US commits US $13 million to help former child soldiers

Burundi, the Democratic Republic of the Congo (DRC) and Rwanda are among several countries that will benefit from a US $13-million global effort announced on Wednesday by the US Department of Labor to help educate, rehabilitate and reintegrate into society former child soldiers, the US government reported.

"We can't give child soldiers their childhood back, but we can help them to rebuild their lives," Elaine Chao, the labor secretary, said at the start of a two-day international conference in Washington.

A statement by the Department of Labor quoted Chao as saying that the conference on "Children in the Crossfire: Prevention and Rehabilitation of Child Soldiers" would review strategies on solving the problem of children as young as seven or eight being forced to become soldiers, spies, guards, human shields, human minesweepers, servants, decoys, sentries and prostitutes, often after being drugged. She said the strategies included prevention, disarmament, demobilisation, reintegration and rehabilitation at the community level.
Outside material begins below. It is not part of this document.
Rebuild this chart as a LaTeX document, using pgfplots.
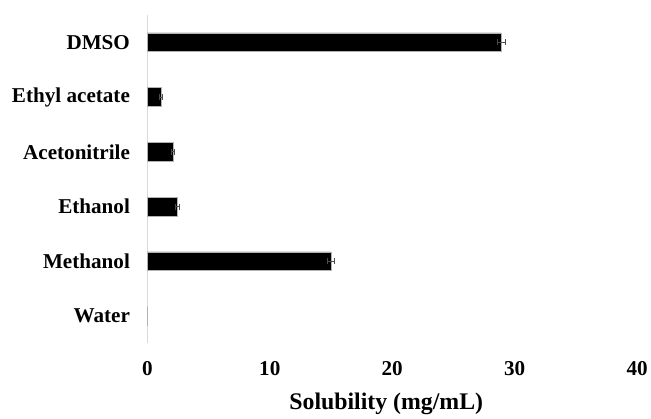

Chao said conservative estimates put the number of child soldiers in the world at 300,000 in more than 30 conflicts worldwide.

She said the US initiative included $7 million to develop comprehensive strategies with the UN International Labor Organization to help former child soldiers in Burundi, the DRC, Rwanda, Uganda, the Philippines, Sri Lanka and Colombia. It also included $3 million to help educate former child soldiers in Uganda.

Some 500 representatives of governments, NGOs, research groups and the media were expected to attend the conference.